The supervisors observed that the GLAA “directed by able and influential men, will probably produce greater practical, substantial and permanent beneficial results than any organization ever established in this community” and who “are eminently qualified to finance and manage such an association so as to secure the greatest and most permanent beneficial results.

For all the aggressive marketing, grand plans and asserted confidence in what the GLAA could and would accomplish, it did not take long before the industrial finance concept floundered and the organization failed. There was a General Los Angeles Corporation established, but with only 20% of the anticipated funds, and after some regular reporting and boosting from local newspapers, especially the Los Angeles Record and the Los Angeles Times, the Association faded fairly quickly.

Times, 4 December 1927.

As for Merrick, he and Ruddick parted company in spring 1925 and Merrick and his only child, Marlowe, formed Harry H. Merrick and Company, which the Times reported would be “specializing in the development and management of high-grade subdivisions and in the wholesaling of real estate.” One man was quoted by the paper as prognosticating that “in the next year or two, when homes line up row on row in the Hollywood foothills and the San Fernando Valley, all of us will make a sweeping gesture and say, ‘there stands a vast monument to Harry Merrick.”

The best known of Merrick’s work towards the latter part of the Twenties was through his firm’s role as one of the managing sales directors for the Central Motion Picture District, Inc. and its Studio City project. He also, however, began to wield some significant political influence, but, as the decade came to an end, so did his career. In late 1929 it was revealed that Merrick was paid a commission of $35,000 by the contractors building the San Gabriel Dam in the canyon of that name above Azusa as part of a $5 million surety bond for the large-scale project.

Los Angeles Illustrated Daily News, 27 June 1930.

The main problem is that any commission, written into the contact, was to go to charity because no substantial work was to come out of arranging for the surety bond. The Los Angeles Illustrated Daily News exposed the affair in June 1930, noting that Merrick was able to secure an option on the land where the Big Tujunga Dam was built just prior to its acquisition by the county and that he was a “collector of campaign funds” for at least two of the five county supervisors.
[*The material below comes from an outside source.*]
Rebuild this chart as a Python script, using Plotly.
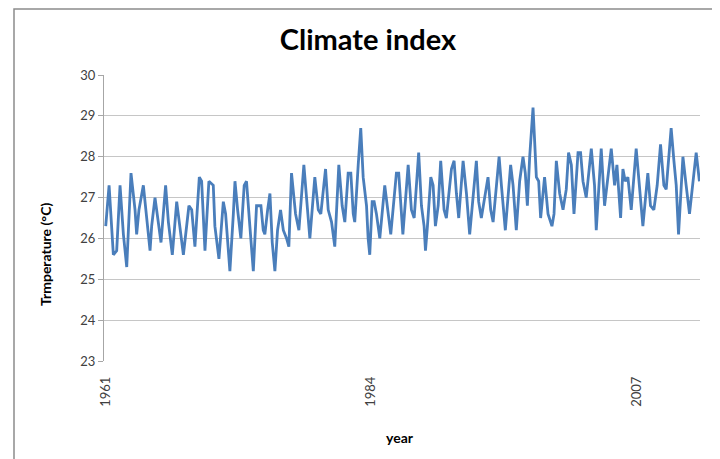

Merrick, whose official business by then was as an insurance broker, conducted an interview with the paper to, naturally, deny any accusations of wrongdoing, but the Daily News made it sound as if he was a political machine boss along the lines of Kent Parrot, the “chief adviser” for Mayor George Cryer, who held that post for most of the Twenties. Merrick compounded his problems by seeking the ouster of Cryer’s successor, John C. Porter, on an accusation of the misuse of campaign funds, but then found himself investigated by the federal government for tax evasion on his 1929 income, including the $35k he pocketed in the San Gabriel Dam deal.

Times, 17 May 1932.

Though he and his treasurer, Clarence Butterfield, filed not guilty pleas, they changed their tune in May 1932 and admitted their guilt. The judge, lambasting the pair for engaging in illegalities of such “extreme gravity,” sentenced them to a year and a day in the McNeil Island federal prison in the lower Puget Sound near Tacoma, Washington, while a $1,500 fine was also levied. After eight months, Merrick was paroled, but declared bankruptcy, stating he could not afford to pay the fine.

His wife died in 1938 and Merrick spent a couple of years living in Washington, D.C., where his son worked as a civil engineer, and apparently worked as a corporation lawyer. In 1940, he decided to spend more time in Mexico and, a year later, traveled to Rio de Janeiro, Brazil. From there, the trail runs cold and it may be that he died in that South American country.

As to a “vast monument” to his name that would keep him in the memories of Angelenos, that, of course, did not happen either. If anything, he might now be remembered as a black stain on the “white spot” left from the failed promises of the GLAA, even if there was a major industrial boom in the Twenties that presaged the one that emerged during and after the Second World War.